Auto_Luke@alien.top · 2 years ago

Try to experience the last best models under 20 billion parameters (Mistral, Qwen). Then be aware that the training set of those models is much smaller and less optimized than that of 3.5-turbo (I assume that the current version of 3.5-turbo is using above 10 trillion tokens of partially synthetic data). Also, I do not feel like 3.5-turbo is so good, to be honest. It’s realistic for it to be in this size range. I think that, with a maximally optimized latent space, it is possible to achieve similar results with around 10 billion parameters.

Monkey_1505@alien.top · 2 years ago

I tend to disagree that it’s less optimized. Generally more data, and more compute reduces the need for heavy data refinement, whereas smaller models with less available compute benefit more.

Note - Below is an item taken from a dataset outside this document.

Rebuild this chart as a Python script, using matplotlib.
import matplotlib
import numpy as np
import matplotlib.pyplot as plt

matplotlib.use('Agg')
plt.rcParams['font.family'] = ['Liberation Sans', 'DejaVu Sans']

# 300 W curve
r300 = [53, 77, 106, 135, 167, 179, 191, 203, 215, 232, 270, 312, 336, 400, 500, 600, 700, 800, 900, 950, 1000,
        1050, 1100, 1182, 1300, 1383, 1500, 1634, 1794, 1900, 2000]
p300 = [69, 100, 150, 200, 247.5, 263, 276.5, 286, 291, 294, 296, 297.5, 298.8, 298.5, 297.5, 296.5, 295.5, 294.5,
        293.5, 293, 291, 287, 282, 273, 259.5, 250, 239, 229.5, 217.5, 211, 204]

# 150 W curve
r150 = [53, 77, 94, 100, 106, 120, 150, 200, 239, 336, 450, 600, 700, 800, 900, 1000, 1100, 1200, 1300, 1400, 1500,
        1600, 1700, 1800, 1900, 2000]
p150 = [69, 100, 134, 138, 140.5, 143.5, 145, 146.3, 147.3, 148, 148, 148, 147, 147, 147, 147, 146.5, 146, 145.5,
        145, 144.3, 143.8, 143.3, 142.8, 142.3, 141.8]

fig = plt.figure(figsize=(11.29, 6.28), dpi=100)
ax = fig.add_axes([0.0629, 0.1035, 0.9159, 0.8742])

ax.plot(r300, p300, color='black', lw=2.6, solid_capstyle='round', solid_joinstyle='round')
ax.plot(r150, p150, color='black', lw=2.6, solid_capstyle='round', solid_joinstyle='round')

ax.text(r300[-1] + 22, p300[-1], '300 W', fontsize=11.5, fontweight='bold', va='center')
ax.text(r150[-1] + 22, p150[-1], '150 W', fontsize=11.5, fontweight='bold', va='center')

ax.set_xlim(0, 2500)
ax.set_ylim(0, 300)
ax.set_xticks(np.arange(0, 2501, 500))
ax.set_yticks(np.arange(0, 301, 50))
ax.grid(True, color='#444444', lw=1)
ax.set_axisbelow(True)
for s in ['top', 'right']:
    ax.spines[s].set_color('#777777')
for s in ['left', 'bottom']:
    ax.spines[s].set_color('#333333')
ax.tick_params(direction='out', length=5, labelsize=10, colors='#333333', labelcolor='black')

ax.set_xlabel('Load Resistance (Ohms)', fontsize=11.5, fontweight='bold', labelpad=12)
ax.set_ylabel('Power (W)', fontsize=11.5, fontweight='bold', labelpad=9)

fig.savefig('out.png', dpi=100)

Auto_Luke@alien.top · 2 years ago

It’s very true that a small amount of high-quality data is better than a lot of garbage, but even better would be a large amount of high-quality data optimized in a way that we haven’t figured out yet. However, openai could be even one year ahead. Unfortunately, it is closedai now.

Monkey_1505@alien.top · 2 years ago

That’s true, but they still have less impetus to do that. They are being fairly heavily subsidized by microsoft so running costs and compute isn’t much of a concern. It’s only really at the point where more data, and more compute hits a wall, where they have to worry too much about data refinement.

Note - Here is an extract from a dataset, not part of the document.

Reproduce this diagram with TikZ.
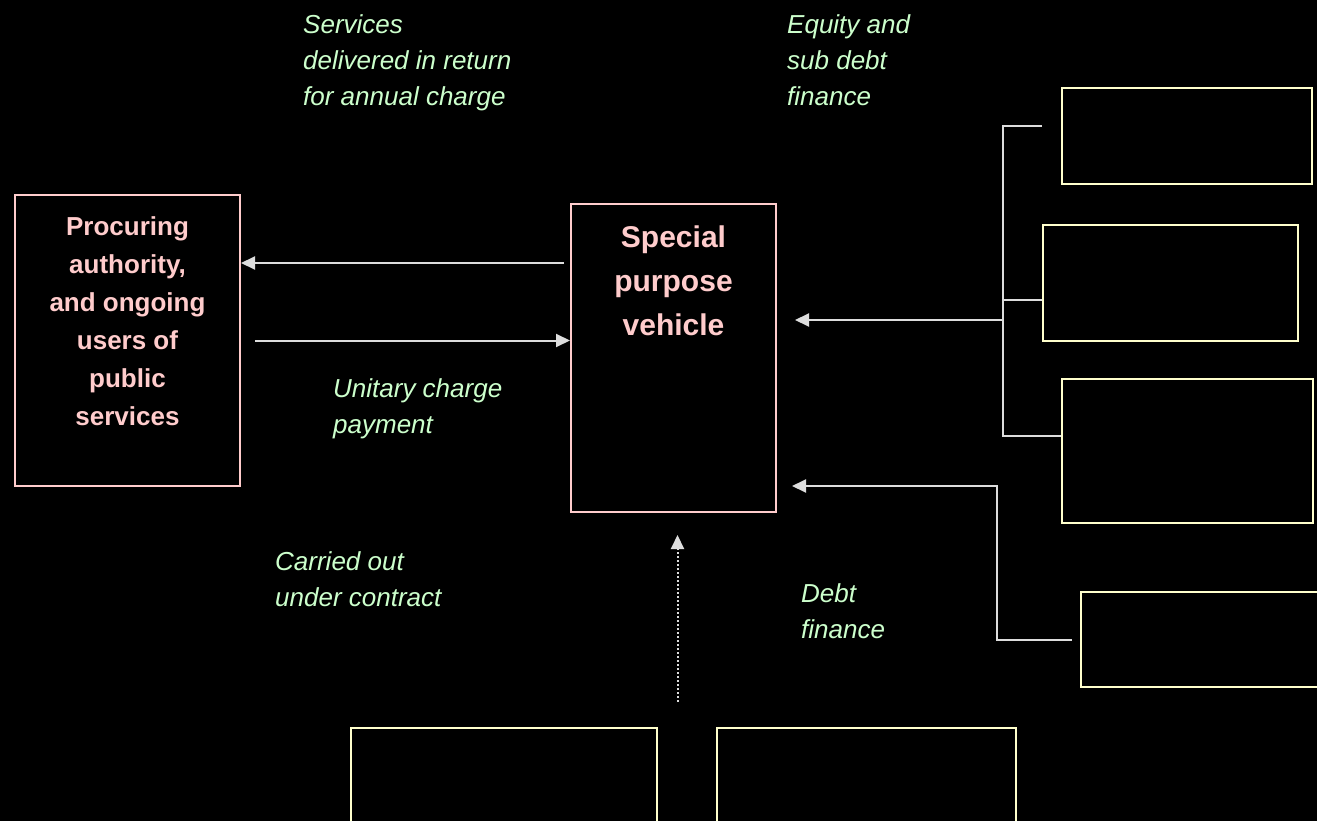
\documentclass[tikz,border=0pt]{standalone}
\usepackage{fontspec}
\setmainfont{Liberation Sans}
\usetikzlibrary{arrows.meta,calc}
\definecolor{pinkline}{HTML}{FFCCCC}
\definecolor{creamline}{HTML}{FFFFCC}
\definecolor{greentext}{HTML}{CCFFCC}
\definecolor{linkgray}{HTML}{DDDDDD}
\begin{document}
\begin{tikzpicture}[
    x=1pt, y=-1pt,
    partybox/.style={
        draw=pinkline, line width=2pt,
        anchor=north west, inner sep=0pt
    },
    emptybox/.style={
        draw=creamline, line width=2pt,
        anchor=north west, inner sep=0pt
    },
    partytext/.style={anchor=north, align=center, inner sep=0pt, text=pinkline},
    flowtext/.style={
        anchor=north west, align=left, inner sep=0pt, text=greentext,
        font=\fontsize{26}{36}\selectfont\itshape
    },
    flow/.style={draw=linkgray, line width=2pt, -{Triangle[length=14pt,width=13pt]}},
    link/.style={draw=linkgray, line width=2pt}
]

\path[use as bounding box, fill=black] (0,0) rectangle (1317,821);

\node[partybox, minimum width=225pt, minimum height=291pt] (proc)    at (14,194)   {};
\node[partybox, minimum width=205pt, minimum height=308pt] (spv)     at (570,203)  {};
\node[emptybox, minimum width=250pt, minimum height=96pt]  (eqa)     at (1061,87)  {};
\node[emptybox, minimum width=255pt, minimum height=116pt] (eqb)     at (1042,224) {};
\node[emptybox, minimum width=251pt, minimum height=144pt] (eqc)     at (1061,378) {};
\node[emptybox, minimum width=260pt, minimum height=95pt]  (bank)    at (1080,591) {};
\node[emptybox, minimum width=306pt, minimum height=120pt] (build)   at (350,727)  {};
\node[emptybox, minimum width=299pt, minimum height=120pt] (operate) at (716,727)  {};

\node[partytext, font=\fontsize{26}{38}\selectfont\bfseries] (proclabel) at ([yshift=-22pt]proc.north)
    {Procuring\\authority,\\and ongoing\\users of\\public\\services};
\node[partytext, font=\fontsize{30}{44}\selectfont\bfseries] (spvlabel) at ([yshift=-23pt]spv.north)
    {Special\\purpose\\vehicle};

\node[flowtext] (servtext)   at (303,14)  {Services\\delivered in return\\for annual charge};
\node[flowtext] (equitytext) at (787,14)  {Equity and\\sub debt\\finance};
\node[flowtext] (paytext)    at (333,378) {Unitary charge\\payment};
\node[flowtext] (contrtext)  at (275,551) {Carried out\\under contract};
\node[flowtext] (debttext)   at (801,583) {Debt\\finance};

% services and payment
\draw[flow] ([xshift=-6pt,yshift=-60pt]spv.north west) -- ([yshift=-69pt]proc.north east);
\draw[flow] ([xshift=14pt]proc.east) -- (proc.east -| spv.west);

% equity bracket
\coordinate (eqtop)  at (1003,126);
\coordinate (eqmid)  at (1003,300);
\coordinate (eqjoin) at (1003,320);
\coordinate (eqbot)  at (1003,436);
\draw[link] ($(eqtop -| eqa.west)+(-19,0)$) -- (eqtop) -- (eqbot) -- (eqbot -| eqc.west);
\draw[link] (eqmid) -- (eqmid -| eqb.west);
\draw[flow] (eqjoin) -- ($(eqjoin -| spv.east)+(18,0)$);

% debt
\coordinate (debtturn) at (997,486);
\draw[flow] ([xshift=-8pt]bank.west) -| (debtturn) -- ($(debtturn -| spv.east)+(15,0)$);

% contracts
\draw[flow, line width=2pt, dash pattern=on 2pt off 2pt] ([xshift=4pt,yshift=-189pt]spv.south) -- ([xshift=4pt,yshift=-22pt]spv.south);

\end{tikzpicture}
\end{document}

FeltSteam@alien.top · 2 years ago

20B parameters make sense. This is about a 9x reduction in parameter count and the API cost was reduced by 10x.

caphohotain@alien.top · 2 years ago

It’s 20b or .2b or 200000000b doesn’t bother me at all.

TheTerrasque@alien.top · 2 years ago

ITT: People explaining why it can still be 20b

PookaMacPhellimen@alien.top · 2 years ago

We haven’t approached saturation yet with tokens versus parameters on models which disclose their training. 20B is highly plausible, particularly given success of Mistral at 7B.

Feztopia@alien.top · 2 years ago

So does Forbes give a source for that claim or is it just the usual “the media is allowed to lie to the public” story?

a_beautiful_rhind@alien.top · 2 years ago

They’re also morons so they’re often simply wrong.